Monday, 15 January 2007

Oh, I do want to be...

Last night I dreamt of rain. I haven’t seen rain since the start of October. I won’t see it again till April. Of course, I can’t wish for rain, because rain now would be dangerous. If it hadn’t frozen and exploded in shards on your head before it hit the ground, it would freeze into a death-dealing ice rink the moment it did. But oh, I miss it.

“But it’s a dry cold!” everyone says as they breezily throw on another fleece hood that covers nose, mouth and eyes, and then wrap a scarf around the outside and jam a hat on top of the whole precarious construction. “Aren’t we lucky? If it were damp, it’d get into our bones and we’d all be miserable.”

Before I came to Saskatchewan, I was taken in by it all. The heady thought of “dry cold”, that holy grail to island-dwellers who drag themselves through five months of grey skies in winter and four months of grey skies in summer. Oh, the eye-popping blue of the Saskatchewan heavens! Their cloudless, rainless expanse! Aren’t we lucky? Aren’t we lucky?

Comedian and wise man Rich Hall, sometime resident of Montana (Saskatchewan’s neighbour to the south), notes that what we call ‘winter’, “the rest of the world calls ‘the abbreviated glacial age’.” He’s not kidding. (incidentally, comedian and wise man Rich Hall now lives primarily in London, and is probably warm).

Now, a sea coast in winter is a beautiful and terrifying thing. The bashing and swirling of winter on coastal rocks is something to behold; the iron-grey waves give you a satisfying sense of security when you shut the door on them and sit by the fire with a hot cup of tea. Here, I don’t even have amber waves of grain to pretend a sea, due to some freak weather conditions in the summer that ruined all the crops (I am only a newcomer, but through my limited experience of the Saskatchewan agriconomy, it appears that even normal weather conditions are in fact freak weather conditions in disguise, and they still ruin all the crops).

This daughter of a seafaring nation has cabin fever in reverse. I’ve never rowed, sailed, or fished, but nevertheless the sea is calling. And it’s two days’ drive in one direction, and five days’ in the other.
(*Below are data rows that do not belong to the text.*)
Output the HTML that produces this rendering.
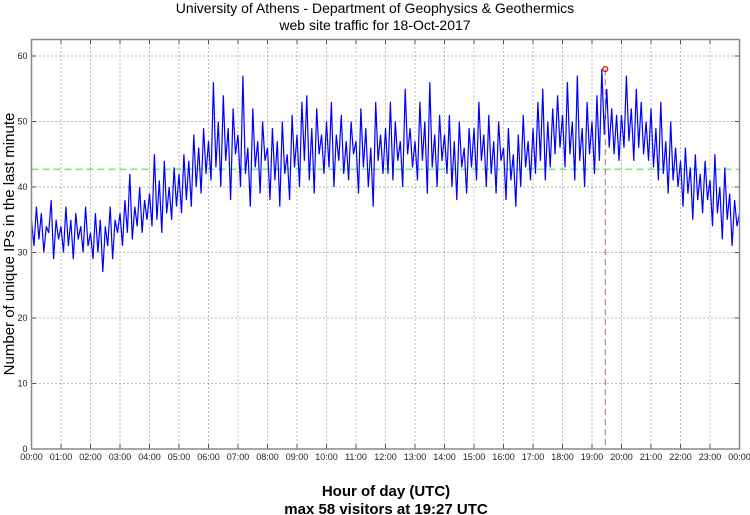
<!DOCTYPE html>
<html><head><meta charset="utf-8"><style>
body{margin:0;background:#fff}
svg{display:block;font-family:"Liberation Sans",sans-serif}
</style></head><body>
<svg id="chart" width="750" height="515" viewBox="0 0 750 515" xmlns="http://www.w3.org/2000/svg">
<text x="375" y="13" text-anchor="middle" font-size="14">University of Athens - Department of Geophysics &amp; Geothermics</text>
<text x="375" y="30" text-anchor="middle" font-size="14">web site traffic for 18-Oct-2017</text>
<g id="grid"></g>
<g id="marks"></g>
<g id="axes"></g>
<text x="386" y="496" text-anchor="middle" font-size="15" font-weight="bold">Hour of day (UTC)</text>
<text x="386" y="514" text-anchor="middle" font-size="15" font-weight="bold">max 58 visitors at 19:27 UTC</text>
<text transform="translate(14,244) rotate(-90)" text-anchor="middle" font-size="15">Number of unique IPs in the last minute</text>
</svg>
<script>
// 5-minute samples (visitors)
const values = [
35,31,37,32,36,30,34,33,38,29,35,32,
34,30,37,31,35,29,36,32,34,30,37,31,
33,29,36,30,35,27,34,31,37,29,35,33,
36,31,38,33,42,32,37,34,40,33,38,35,
39,34,45,35,41,33,44,36,40,35,43,37,
42,36,45,38,44,37,48,40,46,39,49,42,
47,41,56,43,50,40,54,44,49,38,52,45,
48,40,57,42,46,37,52,43,47,39,50,44,
46,38,49,41,47,37,50,42,45,38,51,43,
48,40,53,44,54,41,49,39,52,45,48,42,
50,43,53,40,48,44,51,42,47,41,50,45,
47,39,52,43,49,40,46,37,53,44,48,42,
49,42,53,41,50,44,47,40,55,45,49,43,
47,41,53,44,50,39,56,43,48,40,51,44,
48,42,51,40,47,38,50,43,46,39,49,43,
49,41,53,44,48,40,51,42,47,39,50,44,
46,38,49,41,45,37,48,40,51,43,47,41,
49,42,53,44,55,41,50,43,52,45,54,46,
51,43,56,45,50,41,57,44,49,40,53,45,
50,42,54,44,58,48,55,46,52,45,51,44,
51,46,57,47,52,44,55,46,53,45,50,44,
52,43,49,41,53,42,47,39,50,41,46,40,
44,37,46,39,43,35,45,38,42,36,44,38,
41,34,45,36,40,32,43,35,39,31,38,34,36];
const sampleMinutes = 5;
const averageValue = [42.7];
const peakMinute = [1167];
const peakValue = [58];
const yTicks = [0,10,20,30,40,50,60];
const xTickLabels = ["00:00","01:00","02:00","03:00","04:00","05:00","06:00","07:00","08:00","09:00","10:00","11:00","12:00","13:00","14:00","15:00","16:00","17:00","18:00","19:00","20:00","21:00","22:00","23:00","00:00"];

const NS="http://www.w3.org/2000/svg";
const X0=31.5,X1=739.5,Y0=449,YTOP=39.5;
const xs=m=>X0+(X1-X0)*m/1440;
const ys=v=>Y0-v*6.55;
function mk(tag,attrs,parent){const e=document.createElementNS(NS,tag);for(const k in attrs)e.setAttribute(k,attrs[k]);parent.appendChild(e);return e;}
const grid=document.getElementById('grid'),marks=document.getElementById('marks'),axes=document.getElementById('axes');

yTicks.forEach(v=>{
  if(v>0){const g=mk('line',{x1:X0,x2:X1,y1:ys(v),y2:ys(v),stroke:'#777','stroke-dasharray':'1 3','stroke-width':1},grid);
  
  }
  const t=mk('line',{x1:X0,x2:X0+5,y1:ys(v),y2:ys(v),stroke:'#555'},axes);
  
  
  const t2=mk('line',{x1:X1-5,x2:X1,y1:ys(v),y2:ys(v),stroke:'#555'},axes);
  
  
  const l=mk('text',{x:X0-4,y:ys(v)+3,'text-anchor':'end','font-size':9,fill:'#222'},axes);
  l.textContent=v;
  
  
});
xTickLabels.forEach((s,i)=>{
  const x=xs(i*60);
  if(i>0&&i<24){const g=mk('line',{x1:x,x2:x,y1:YTOP,y2:Y0,stroke:'#777','stroke-dasharray':'1 3'},grid);
  
  }
  const t=mk('line',{x1:x,x2:x,y1:Y0-5,y2:Y0,stroke:'#555'},axes);
  
  
  const t2=mk('line',{x1:x,x2:x,y1:YTOP,y2:YTOP+5,stroke:'#555'},axes);
  
  
  const l=mk('text',{x:x,y:Y0+11,'text-anchor':'middle','font-size':9,fill:'#222'},axes);
  l.textContent=s;
  
  
});
const avg=mk('line',{x1:X0,x2:X1,y1:ys(averageValue[0]),y2:ys(averageValue[0]),stroke:'#77ee77','stroke-width':1.6,'stroke-dasharray':'7 4'},marks);


const pts=values.map((v,i)=>xs(i*sampleMinutes).toFixed(1)+','+ys(v).toFixed(1)).join(' ');
const line=mk('polyline',{points:pts,fill:'none',stroke:'#0000ff','stroke-width':1.2},marks);


const vl=mk('line',{x1:xs(peakMinute[0]),x2:xs(peakMinute[0]),y1:ys(peakValue[0]),y2:Y0,stroke:'#aa6666','stroke-dasharray':'6 4'},marks);


const c=mk('circle',{cx:xs(peakMinute[0]),cy:ys(peakValue[0]),r:2.5,fill:'none',stroke:'#ff0000','stroke-width':1.2},marks);


const fr=mk('rect',{x:X0,y:YTOP,width:X1-X0,height:Y0-YTOP,fill:'none',stroke:'#888','stroke-width':1.5},axes);


</script>
</body></html>
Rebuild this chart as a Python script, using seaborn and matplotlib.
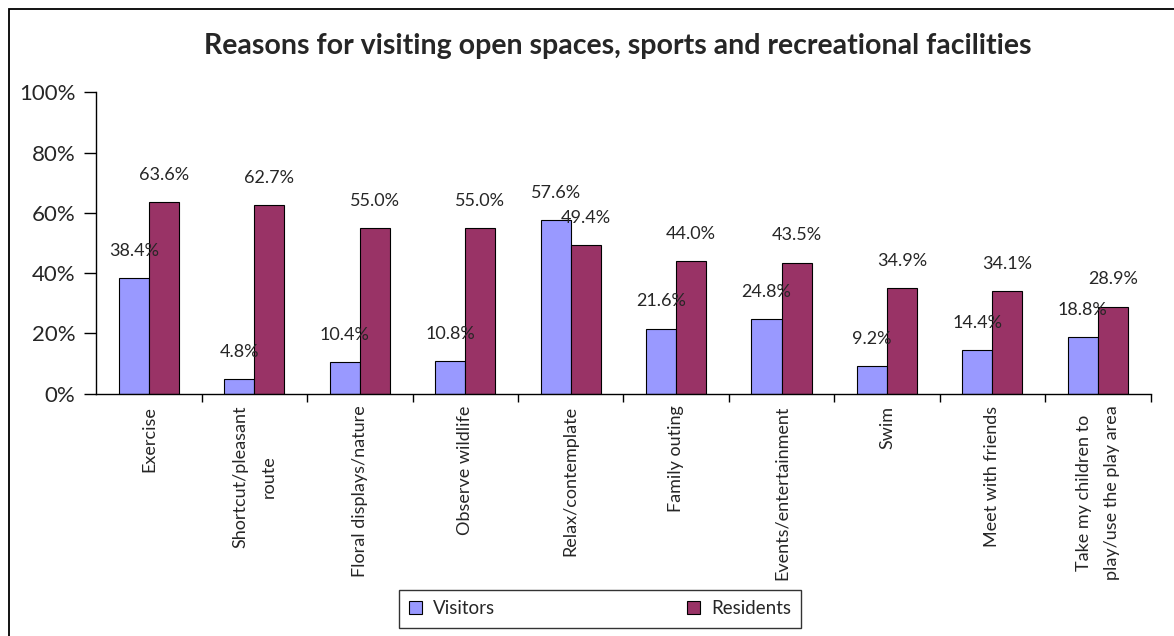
import matplotlib
matplotlib.use("Agg")
import matplotlib.pyplot as plt
from matplotlib.patches import Rectangle
import seaborn as sns
import pandas as pd

categories = ["Exercise", "Shortcut/pleasant\nroute", "Floral displays/nature",
              "Observe wildlife", "Relax/contemplate", "Family outing",
              "Events/entertainment", "Swim", "Meet with friends",
              "Take my children to\nplay/use the play area"]
visitors = [38.4, 4.8, 10.4, 10.8, 57.6, 21.6, 24.8, 9.2, 14.4, 18.8]
residents = [63.6, 62.7, 55.0, 55.0, 49.4, 44.0, 43.5, 34.9, 34.1, 28.9]
series = ["Visitors", "Residents"]
colors = ["#9999FF", "#993366"]

df = pd.DataFrame({
    "category": categories * 2,
    "value": visitors + residents,
    "group": [series[0]] * len(categories) + [series[1]] * len(categories),
})

sns.set_theme(style="white")
plt.rcParams["font.family"] = ["Lato", "DejaVu Sans"]

fig = plt.figure(figsize=(11.74, 6.36), dpi=100)
ax = fig.add_axes([0.082, 0.381, 0.898, 0.474])

sns.barplot(data=df, x="category", y="value", hue="group", hue_order=series,
            palette=colors, order=categories, width=0.57, ax=ax,
            edgecolor="black", linewidth=0.8, legend=False, saturation=1)

ax.set_ylim(0, 100)
ax.set_xlim(-0.5, len(categories) - 0.5)
ax.set_yticks(range(0, 101, 20))
ax.set_yticklabels([f"{v}%" for v in range(0, 101, 20)], fontsize=16)
ax.set_xticks([i + 0.5 for i in range(len(categories))])
ax.set_xticklabels([])
ax.set_xlabel("")
ax.set_ylabel("")
for i, cat in enumerate(categories):
    ax.text(i, -4, cat, rotation=90, ha="center", va="top", fontsize=13,
            multialignment="center", linespacing=1.9)

ax.tick_params(axis="y", left=True, length=9, width=1, color="black", pad=6)
ax.tick_params(axis="x", bottom=True, length=6, width=1, color="black",
               direction="out")
for side in ["top", "right"]:
    ax.spines[side].set_visible(False)
for side in ["left", "bottom"]:
    ax.spines[side].set_color("black")
    ax.spines[side].set_linewidth(1)

# value labels above each bar
for container, vals in zip(ax.containers, [visitors, residents]):
    for bar, v in zip(container, vals):
        ax.text(bar.get_x() + bar.get_width() / 2, v + 9, f"{v:.1f}%",
                ha="center", va="center", fontsize=13)

fig.text(0.526, 0.927, "Reasons for visiting open spaces, sports and recreational facilities",
         ha="center", va="center", fontsize=20.5, fontweight="bold")

# legend box
handles = [Rectangle((0, 0), 1, 1, facecolor=c, edgecolor="black", linewidth=0.8) for c in colors]
leg = fig.legend(handles, series, loc="center", bbox_to_anchor=(0.511, 0.0425), ncol=2,
                 frameon=True, fancybox=False, edgecolor="black", fontsize=13.5,
                 handlelength=0.7, handleheight=0.7, columnspacing=10.2,
                 borderpad=0.55, handletextpad=0.6, borderaxespad=0)
leg.get_frame().set_linewidth(1)
for t in leg.get_texts():
    t.set_x(0)

# outer chart frame (right and bottom edges lie past the canvas)
fig.patches.append(Rectangle((0.0075, -0.05), 1.0, 1.036, transform=fig.transFigure,
                             fill=False, edgecolor="black", linewidth=1.3))

fig.savefig("out.png", dpi=100)
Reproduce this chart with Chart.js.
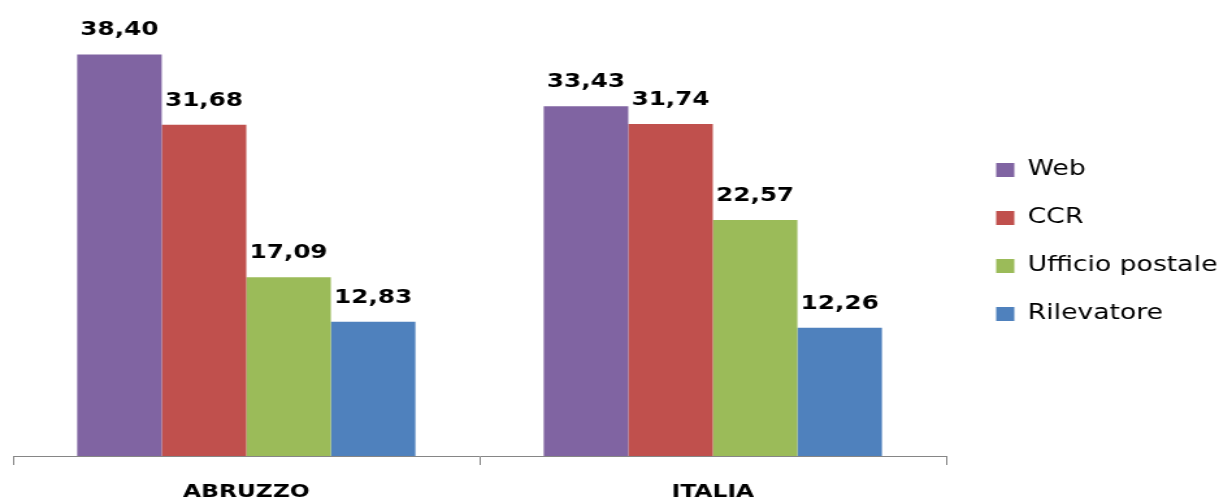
<!DOCTYPE html>
<html>
<head>
<meta charset="utf-8">
<title>Canali di restituzione</title>
<script src="https://cdn.jsdelivr.net/npm/chart.js@4"></script>
<style>
  html, body { margin: 0; padding: 0; background: #fff; }
  #grafico { display: block; }
</style>
</head>
<body>
<!-- canvas disegnato a 938px e allargato in orizzontale a 1219px -->
<canvas id="grafico" width="938" height="497" style="width:1219px;height:497px"></canvas>
<script>
// Dati
const categorie = ['ABRUZZO', 'ITALIA'];
const serie = ['Web', 'CCR', 'Ufficio postale', 'Rilevatore'];
const web = [38.40, 33.43];
const ccr = [31.68, 31.74];
const ufficioPostale = [17.09, 22.57];
const rilevatore = [12.83, 12.26];
const colori = ['#8064A2', '#C0504D', '#9BBB59', '#4F81BD'];

const valori = [web, ccr, ufficioPostale, rilevatore];

// Formatta un numero con la virgola decimale
function formatta(v) {
  return v.toFixed(2).replace('.', ',');
}

// Etichette dei valori sopra le barre
const etichetteValori = {
  id: 'etichetteValori',
  afterDatasetsDraw(chart) {
    const ctx = chart.ctx;
    ctx.save();
    ctx.font = 'bold 19px "DejaVu Sans"';
    ctx.fillStyle = '#000';
    ctx.textAlign = 'center';
    ctx.textBaseline = 'alphabetic';
    chart.data.datasets.forEach((ds, i) => {
      const meta = chart.getDatasetMeta(i);
      meta.data.forEach((bar, j) => {
        ctx.fillText(formatta(ds.data[j]), bar.x, bar.y - 19);
      });
    });
    ctx.restore();
  }
};

// Larghezza fissa della legenda e piccolo spostamento
const legendaFissa = {
  id: 'legendaFissa',
  beforeInit(chart) {
    const lg = chart.legend;
    const fit = lg.fit;
    lg.fit = function () {
      fit.call(this);
      this.width = 210;
    };
  },
  afterLayout(chart) {
    const lg = chart.legend;
    lg.left += 11; lg.right += 11;
    lg.top -= 6.5; lg.bottom -= 6.5;
  }
};

window.onload = function () {
  const ctx = document.getElementById('grafico').getContext('2d');
  new Chart(ctx, {
    type: 'bar',
    data: {
      labels: categorie,
      datasets: serie.map((nome, i) => ({
        label: nome,
        data: valori[i],
        backgroundColor: colori[i],
        borderWidth: 0,
        categoryPercentage: 0.725,
        barPercentage: 1
      }))
    },
    options: {
      responsive: false,
      animation: false,
      layout: { padding: { left: 10, right: 0, top: 0, bottom: 0 } },
      plugins: {
        legend: {
          display: true,
          position: 'right',
          align: 'center',
          labels: {
            boxWidth: 14,
            boxHeight: 14,
            padding: 27.5,
            color: '#000',
            font: { family: '"DejaVu Sans"', size: 20.5 }
          }
        },
        tooltip: { enabled: false }
      },
      scales: {
        x: {
          afterFit(scale) { scale.height = 41; },
          grid: {
            offset: true,
            drawOnChartArea: false,
            drawTicks: true,
            tickLength: 9,
            color: '#868686'
          },
          border: { display: true, color: '#868686', width: 1 },
          ticks: {
            padding: 17,
            color: '#000',
            font: { family: '"DejaVu Sans"', size: 18, weight: 'bold' }
          }
        },
        y: {
          display: false,
          min: 0,
          max: 43.6
        }
      }
    },
    plugins: [etichetteValori, legendaFissa]
  });
};
</script>
</body>
</html>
Having lived all my life in England, where even the very geographical centre of the country – as far as one can possibly be from the sea – is only a couple of hours from the coast, if I think about how far I now am from a shingle shore and the sound of the tide, and how long it’ll be before I need an umbrella, I get a miniature panic attack.

I don’t know the legend and lore and rhyme that kids have here. They don’t grow up with “Oh, I do like to be beside the seaside” and “rain, rain, go away” as their staple childhood songs. How do you fill the never-ending car journey that it takes to get from here to… anywhere? “Oh, I do like to drive in a straight line for seven hours”?; “rain, rain, come every morning for just about half an hour during the summer, so we can at least salvage some of the harvest and make a half-decent living”?

Of course, should I actually make it to the rain and the sea and the coast anytime soon, here’s what would happen. I would dash into the curling waves, fall on my knees, raise my arms to the slate-grey heavens and declaim “Break, break, break/ On thy cold grey stones, O Sea!” with teary and thankful eyes.

Thereafter, of course, you’d find me indoors bitching about the damp and how it gets into your bones, just like everyone else. Absence makes the heart grow fonder, but it doesn’t take long to bring a coast-dweller back to her senses. But for that one glorious moment, it will all have been worthwhile.